_TASK PROMPT_. Reproduce the data exactly and drop any pictures it holds.

[Start of INFORMATION SUPPLIED]

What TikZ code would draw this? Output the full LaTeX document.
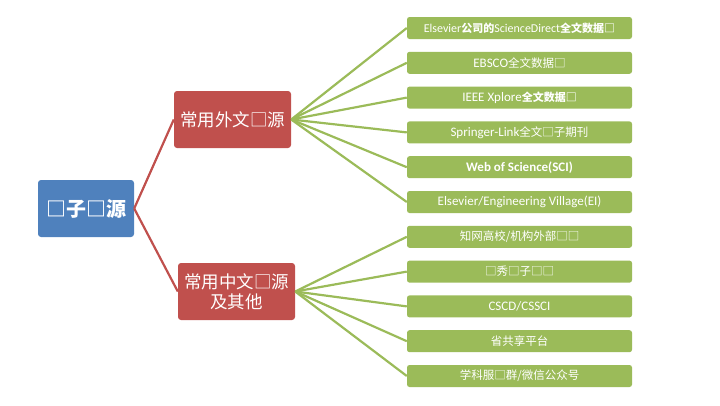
\documentclass[tikz,border=0pt]{standalone}
\usepackage{fontspec}
\setmainfont{Carlito}
\newfontfamily\cjk{Noto Sans CJK SC}
\usetikzlibrary{positioning}

\definecolor{rootblue}{HTML}{4F81BD}
\definecolor{groupred}{HTML}{C0504D}
\definecolor{leafgreen}{HTML}{9BBB59}

\newcommand{\zh}[1]{{\cjk\fontsize{11.5}{13}\selectfont #1}}
\newcommand{\zhb}[1]{{\cjk\bfseries\fontsize{11}{13}\selectfont #1}}

\tikzset{
	rootbox/.style={fill=rootblue, rounded corners=3pt, minimum width=96pt, minimum height=57pt, text=white, font=\cjk\bfseries\fontsize{20}{23}\selectfont},
	groupbox/.style={fill=groupred, rounded corners=3pt, minimum width=117pt, minimum height=57pt, text=white, align=center, font=\cjk\fontsize{17.5}{20}\selectfont},
	leafbox/.style={fill=leafgreen, rounded corners=2.5pt, minimum width=225pt, minimum height=22pt, inner sep=0pt, text=white, font=\fontsize{13}{14}\selectfont},
	branch/.style={draw=groupred, line width=2.2pt},
	twig/.style={draw=leafgreen, line width=2.2pt}
}

\begin{document}
\begin{tikzpicture}[x=1pt, y=-1pt]
	\useasboundingbox (0,0) rectangle (720,405);
	\node[rootbox] (root) at (86,208.5) {□子□源};
	\node[groupbox] (foreign) at (232.5,119.5) {常用外文□源};
	\node[groupbox] (chinese) at (236.5,291.5) {常用中文□源\\及其他};

	\node[leafbox] (sd) at (519.5,28) {\fontsize{12}{14}\selectfont Elsevier\zhb{公司的}ScienceDirect\zhb{全文数据□}};
	\node[leafbox] (ebsco) at (519.5,62.8) {EBSCO\zh{全文数据□}};
	\node[leafbox] (ieee) at (519.5,97.6) {IEEE Xplore\zhb{全文数据□}};
	\node[leafbox] (springer) at (519.5,132.4) {Springer-Link\zh{全文□子期刊}};
	\node[leafbox] (wos) at (519.5,167.2) {\bfseries Web of Science(SCI)};
	\node[leafbox] (ei) at (519.5,202) {Elsevier/Engineering Village(EI)};
	\node[leafbox] (cnki) at (519.5,236.8) {\zh{知网高校/机构外部□□}};
	\node[leafbox] (duxiu) at (519.5,271.6) {\zh{□秀□子□□}};
	\node[leafbox] (cscd) at (519.5,306.4) {CSCD/CSSCI};
	\node[leafbox] (share) at (519.5,341.2) {\zh{省共享平台}};
	\node[leafbox] (wechat) at (519.5,376) {\zh{学科服□群/微信公众号}};

	\path[branch]
	(root.east) edge (foreign.west)
	(root.east) edge (chinese.west)
	;
	\path[twig]
	(foreign.east) edge (sd.west)
	(foreign.east) edge (ebsco.west)
	(foreign.east) edge (ieee.west)
	(foreign.east) edge (springer.west)
	(foreign.east) edge (wos.west)
	(foreign.east) edge (ei.west)
	;
	\path[twig]
	(chinese.east) edge (cnki.west)
	(chinese.east) edge (duxiu.west)
	(chinese.east) edge (cscd.west)
	(chinese.east) edge (share.west)
	(chinese.east) edge (wechat.west)
	;
\end{tikzpicture}
\end{document}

[End of INFORMATION SUPPLIED]

_TASK RESPONSE_.
What TikZ code would draw this? Output the full LaTeX document.
\documentclass[tikz,border=0pt]{standalone}
\usepackage{fontspec}
\setmainfont{Carlito}
\newfontfamily\cjk{Noto Sans CJK SC}
\usetikzlibrary{positioning}

\definecolor{rootblue}{HTML}{4F81BD}
\definecolor{groupred}{HTML}{C0504D}
\definecolor{leafgreen}{HTML}{9BBB59}

\newcommand{\zh}[1]{{\cjk\fontsize{11.5}{13}\selectfont #1}}
\newcommand{\zhb}[1]{{\cjk\bfseries\fontsize{11}{13}\selectfont #1}}

\tikzset{
	rootbox/.style={fill=rootblue, rounded corners=3pt, minimum width=96pt, minimum height=57pt, text=white, font=\cjk\bfseries\fontsize{20}{23}\selectfont},
	groupbox/.style={fill=groupred, rounded corners=3pt, minimum width=117pt, minimum height=57pt, text=white, align=center, font=\cjk\fontsize{17.5}{20}\selectfont},
	leafbox/.style={fill=leafgreen, rounded corners=2.5pt, minimum width=225pt, minimum height=22pt, inner sep=0pt, text=white, font=\fontsize{13}{14}\selectfont},
	branch/.style={draw=groupred, line width=2.2pt},
	twig/.style={draw=leafgreen, line width=2.2pt}
}

\begin{document}
\begin{tikzpicture}[x=1pt, y=-1pt]
	\useasboundingbox (0,0) rectangle (720,405);
	\node[rootbox] (root) at (86,208.5) {□子□源};
	\node[groupbox] (foreign) at (232.5,119.5) {常用外文□源};
	\node[groupbox] (chinese) at (236.5,291.5) {常用中文□源\\及其他};

	\node[leafbox] (sd) at (519.5,28) {\fontsize{12}{14}\selectfont Elsevier\zhb{公司的}ScienceDirect\zhb{全文数据□}};
	\node[leafbox] (ebsco) at (519.5,62.8) {EBSCO\zh{全文数据□}};
	\node[leafbox] (ieee) at (519.5,97.6) {IEEE Xplore\zhb{全文数据□}};
	\node[leafbox] (springer) at (519.5,132.4) {Springer-Link\zh{全文□子期刊}};
	\node[leafbox] (wos) at (519.5,167.2) {\bfseries Web of Science(SCI)};
	\node[leafbox] (ei) at (519.5,202) {Elsevier/Engineering Village(EI)};
	\node[leafbox] (cnki) at (519.5,236.8) {\zh{知网高校/机构外部□□}};
	\node[leafbox] (duxiu) at (519.5,271.6) {\zh{□秀□子□□}};
	\node[leafbox] (cscd) at (519.5,306.4) {CSCD/CSSCI};
	\node[leafbox] (share) at (519.5,341.2) {\zh{省共享平台}};
	\node[leafbox] (wechat) at (519.5,376) {\zh{学科服□群/微信公众号}};

	\path[branch]
	(root.east) edge (foreign.west)
	(root.east) edge (chinese.west)
	;
	\path[twig]
	(foreign.east) edge (sd.west)
	(foreign.east) edge (ebsco.west)
	(foreign.east) edge (ieee.west)
	(foreign.east) edge (springer.west)
	(foreign.east) edge (wos.west)
	(foreign.east) edge (ei.west)
	;
	\path[twig]
	(chinese.east) edge (cnki.west)
	(chinese.east) edge (duxiu.west)
	(chinese.east) edge (cscd.west)
	(chinese.east) edge (share.west)
	(chinese.east) edge (wechat.west)
	;
\end{tikzpicture}
\end{document}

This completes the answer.